◆ **Set exercise**: Below is some material; set it all down exactly, apart from the pictures.

-*-

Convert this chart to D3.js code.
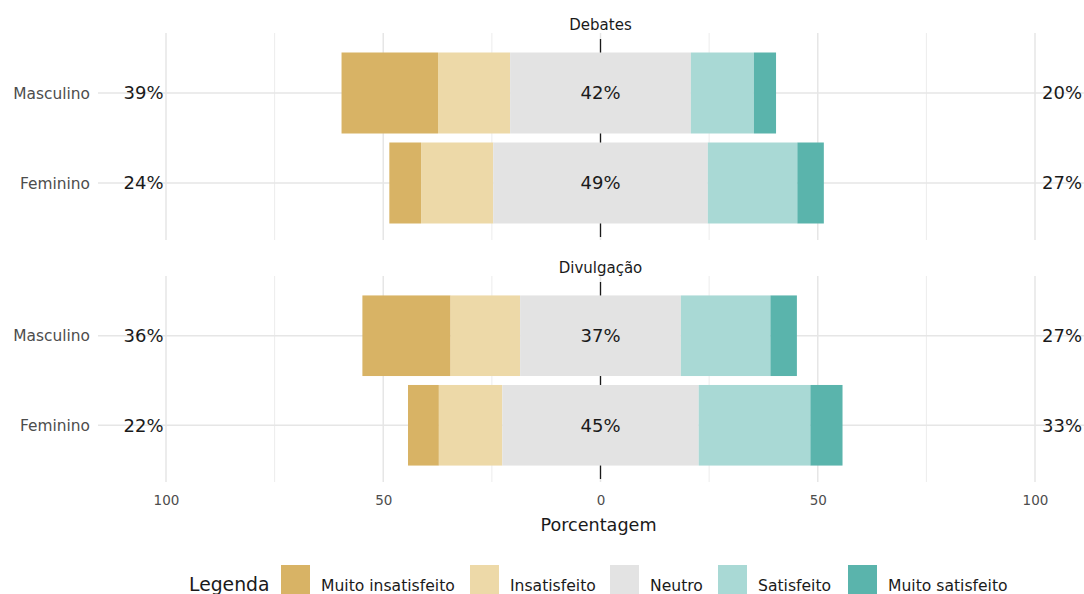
<!DOCTYPE html>
<html><head><meta charset="utf-8">
<script src="https://cdn.jsdelivr.net/npm/d3@7"></script>
<style>body{margin:0;background:#fff}svg{display:block;font-family:"DejaVu Sans",sans-serif}</style>
</head><body><svg id="c" width="1084" height="594"></svg>
<script>
// ---- data ----
const levels = ["Muito insatisfeito","Insatisfeito","Neutro","Satisfeito","Muito satisfeito"];
const colors = ["#D8B365","#EDD9A8","#E3E3E3","#A9D9D5","#5AB4AC"];
const facets = ["Debates","Divulgação"];
const groups = ["Masculino","Feminino"];
// order: Debates-Masculino, Debates-Feminino, Divulgação-Masculino, Divulgação-Feminino
const muitoInsatisfeito = [22.2, 7.3, 20.3, 7.1];
const insatisfeito      = [16.6, 16.6, 16.0, 14.6];
const neutro            = [41.6, 49.4, 37.0, 45.2];
const satisfeito        = [14.5, 20.6, 20.6, 25.7];
const muitoSatisfeito   = [5.1, 6.1, 6.1, 7.4];
const xTicks = [-100,-50,0,50,100];
const xMinor = [-75,-25,25,75];
const xTitle = "Porcentagem";
const legendTitle = "Legenda";

const svg = d3.select("#c");
const x = d3.scaleLinear().domain([-100,100]).range([166,1035]);
const panelLeft = 98, panelRight = 1084;
const panels = [{top:39,bottom:237},{top:282,bottom:479}];
const color = d3.scaleOrdinal().domain(levels).range(colors);

const series = [muitoInsatisfeito, insatisfeito, neutro, satisfeito, muitoSatisfeito];

facets.forEach((f, fi) => {
  const p = panels[fi];
  const y = d3.scalePoint().domain(groups).range([p.top,p.bottom]).padding(0.6);
  const bh = y.step()*0.9;
  const g = svg.append("g");
  // grid
  xMinor.forEach(v => g.append("line").attr("x1",x(v)).attr("x2",x(v))
     .attr("y1",p.top-6).attr("y2",p.bottom+3).attr("stroke","#ececec").attr("stroke-width",1));
  xTicks.forEach(v => g.append("line").attr("x1",x(v)).attr("x2",x(v))
     .attr("y1",p.top-6).attr("y2",p.bottom+3).attr("stroke","#e6e6e6").attr("stroke-width",1.5));
  groups.forEach(gr => g.append("line").attr("x1",panelLeft).attr("x2",panelRight)
     .attr("y1",y(gr)).attr("y2",y(gr)).attr("stroke","#e6e6e6").attr("stroke-width",1.5));
  // zero line
  g.append("line").attr("x1",x(0)).attr("x2",x(0)).attr("y1",p.top).attr("y2",p.bottom)
     .attr("stroke","#1a1a1a").attr("stroke-width",1.3);
  // bars
  groups.forEach((gr, gi) => {
    const idx = fi*2+gi;
    const vals = series.map(s => s[idx]);
    let start = -(vals[0]+vals[1]+vals[2]/2);
    vals.forEach((v, li) => {
      g.append("rect").attr("x",x(start)).attr("width",x(start+v)-x(start))
        .attr("y",y(gr)-bh/2).attr("height",bh).attr("fill",color(levels[li]));
      start += v;
    });
    const low = Math.round(vals[0]+vals[1]);
    const mid = Math.round(vals[2]);
    const high = Math.round(vals[3]+vals[4]);
    g.append("text").attr("x",x(-100)-2.5).attr("y",y(gr)).attr("dy","0.36em")
      .attr("text-anchor","end").attr("font-size",18).attr("fill","#1a1a1a").text(low+"%");
    g.append("text").attr("x",x(0)).attr("y",y(gr)).attr("dy","0.36em")
      .attr("text-anchor","middle").attr("font-size",18).attr("fill","#1a1a1a").text(mid+"%");
    g.append("text").attr("x",x(100)+7).attr("y",y(gr)).attr("dy","0.36em")
      .attr("text-anchor","start").attr("font-size",18).attr("fill","#1a1a1a").text(high+"%");
    g.append("text").attr("x",90).attr("y",y(gr)).attr("dy","0.36em")
      .attr("text-anchor","end").attr("font-size",15.4).attr("fill","#4d4d4d").text(gr);
  });
  // strip
  g.append("text").attr("x",x(0)).attr("y",p.top-14).attr("dy","0.36em")
    .attr("text-anchor","middle").attr("font-size",15).attr("fill","#1a1a1a").text(f);
});

// x axis labels
const ax = svg.append("g").attr("transform","translate(0,500)");
ax.call(d3.axisBottom(x).tickValues(xTicks).tickSize(0).tickFormat(d => Math.abs(d)));
ax.select(".domain").remove();
ax.selectAll("text").attr("y",0).attr("dy","0.36em").attr("font-size",13.5)
  .attr("fill","#4d4d4d").attr("font-family","DejaVu Sans");
svg.append("text").attr("x",x(0)-2).attr("y",525).attr("dy","0.36em").attr("text-anchor","middle")
  .attr("font-size",17.6).attr("fill","#1a1a1a").text(xTitle);

// legend
const lg = svg.append("g");
lg.append("text").attr("x",189).attr("y",584).attr("dy","0.36em").attr("font-size",18.8)
  .attr("fill","#1a1a1a").text(legendTitle);
const keyX = [281,470,610,718,848];
levels.forEach((l, i) => {
  lg.append("rect").attr("x",keyX[i]).attr("y",565).attr("width",29).attr("height",29).attr("fill",color(l));
  lg.append("text").attr("x",keyX[i]+40).attr("y",585).attr("dy","0.36em").attr("font-size",15.6)
    .attr("fill","#1a1a1a").text(l);
});
</script></body></html>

-*-

◆ **Output for this task**:
Convert this chart to D3.js code.
<!DOCTYPE html>
<html><head><meta charset="utf-8">
<script src="https://cdn.jsdelivr.net/npm/d3@7"></script>
<style>body{margin:0;background:#fff}svg{display:block;font-family:"DejaVu Sans",sans-serif}</style>
</head><body><svg id="c" width="1084" height="594"></svg>
<script>
// ---- data ----
const levels = ["Muito insatisfeito","Insatisfeito","Neutro","Satisfeito","Muito satisfeito"];
const colors = ["#D8B365","#EDD9A8","#E3E3E3","#A9D9D5","#5AB4AC"];
const facets = ["Debates","Divulgação"];
const groups = ["Masculino","Feminino"];
// order: Debates-Masculino, Debates-Feminino, Divulgação-Masculino, Divulgação-Feminino
const muitoInsatisfeito = [22.2, 7.3, 20.3, 7.1];
const insatisfeito      = [16.6, 16.6, 16.0, 14.6];
const neutro            = [41.6, 49.4, 37.0, 45.2];
const satisfeito        = [14.5, 20.6, 20.6, 25.7];
const muitoSatisfeito   = [5.1, 6.1, 6.1, 7.4];
const xTicks = [-100,-50,0,50,100];
const xMinor = [-75,-25,25,75];
const xTitle = "Porcentagem";
const legendTitle = "Legenda";

const svg = d3.select("#c");
const x = d3.scaleLinear().domain([-100,100]).range([166,1035]);
const panelLeft = 98, panelRight = 1084;
const panels = [{top:39,bottom:237},{top:282,bottom:479}];
const color = d3.scaleOrdinal().domain(levels).range(colors);

const series = [muitoInsatisfeito, insatisfeito, neutro, satisfeito, muitoSatisfeito];

facets.forEach((f, fi) => {
  const p = panels[fi];
  const y = d3.scalePoint().domain(groups).range([p.top,p.bottom]).padding(0.6);
  const bh = y.step()*0.9;
  const g = svg.append("g");
  // grid
  xMinor.forEach(v => g.append("line").attr("x1",x(v)).attr("x2",x(v))
     .attr("y1",p.top-6).attr("y2",p.bottom+3).attr("stroke","#ececec").attr("stroke-width",1));
  xTicks.forEach(v => g.append("line").attr("x1",x(v)).attr("x2",x(v))
     .attr("y1",p.top-6).attr("y2",p.bottom+3).attr("stroke","#e6e6e6").attr("stroke-width",1.5));
  groups.forEach(gr => g.append("line").attr("x1",panelLeft).attr("x2",panelRight)
     .attr("y1",y(gr)).attr("y2",y(gr)).attr("stroke","#e6e6e6").attr("stroke-width",1.5));
  // zero line
  g.append("line").attr("x1",x(0)).attr("x2",x(0)).attr("y1",p.top).attr("y2",p.bottom)
     .attr("stroke","#1a1a1a").attr("stroke-width",1.3);
  // bars
  groups.forEach((gr, gi) => {
    const idx = fi*2+gi;
    const vals = series.map(s => s[idx]);
    let start = -(vals[0]+vals[1]+vals[2]/2);
    vals.forEach((v, li) => {
      g.append("rect").attr("x",x(start)).attr("width",x(start+v)-x(start))
        .attr("y",y(gr)-bh/2).attr("height",bh).attr("fill",color(levels[li]));
      start += v;
    });
    const low = Math.round(vals[0]+vals[1]);
    const mid = Math.round(vals[2]);
    const high = Math.round(vals[3]+vals[4]);
    g.append("text").attr("x",x(-100)-2.5).attr("y",y(gr)).attr("dy","0.36em")
      .attr("text-anchor","end").attr("font-size",18).attr("fill","#1a1a1a").text(low+"%");
    g.append("text").attr("x",x(0)).attr("y",y(gr)).attr("dy","0.36em")
      .attr("text-anchor","middle").attr("font-size",18).attr("fill","#1a1a1a").text(mid+"%");
    g.append("text").attr("x",x(100)+7).attr("y",y(gr)).attr("dy","0.36em")
      .attr("text-anchor","start").attr("font-size",18).attr("fill","#1a1a1a").text(high+"%");
    g.append("text").attr("x",90).attr("y",y(gr)).attr("dy","0.36em")
      .attr("text-anchor","end").attr("font-size",15.4).attr("fill","#4d4d4d").text(gr);
  });
  // strip
  g.append("text").attr("x",x(0)).attr("y",p.top-14).attr("dy","0.36em")
    .attr("text-anchor","middle").attr("font-size",15).attr("fill","#1a1a1a").text(f);
});

// x axis labels
const ax = svg.append("g").attr("transform","translate(0,500)");
ax.call(d3.axisBottom(x).tickValues(xTicks).tickSize(0).tickFormat(d => Math.abs(d)));
ax.select(".domain").remove();
ax.selectAll("text").attr("y",0).attr("dy","0.36em").attr("font-size",13.5)
  .attr("fill","#4d4d4d").attr("font-family","DejaVu Sans");
svg.append("text").attr("x",x(0)-2).attr("y",525).attr("dy","0.36em").attr("text-anchor","middle")
  .attr("font-size",17.6).attr("fill","#1a1a1a").text(xTitle);

// legend
const lg = svg.append("g");
lg.append("text").attr("x",189).attr("y",584).attr("dy","0.36em").attr("font-size",18.8)
  .attr("fill","#1a1a1a").text(legendTitle);
const keyX = [281,470,610,718,848];
levels.forEach((l, i) => {
  lg.append("rect").attr("x",keyX[i]).attr("y",565).attr("width",29).attr("height",29).attr("fill",color(l));
  lg.append("text").attr("x",keyX[i]+40).attr("y",585).attr("dy","0.36em").attr("font-size",15.6)
    .attr("fill","#1a1a1a").text(l);
});
</script></body></html>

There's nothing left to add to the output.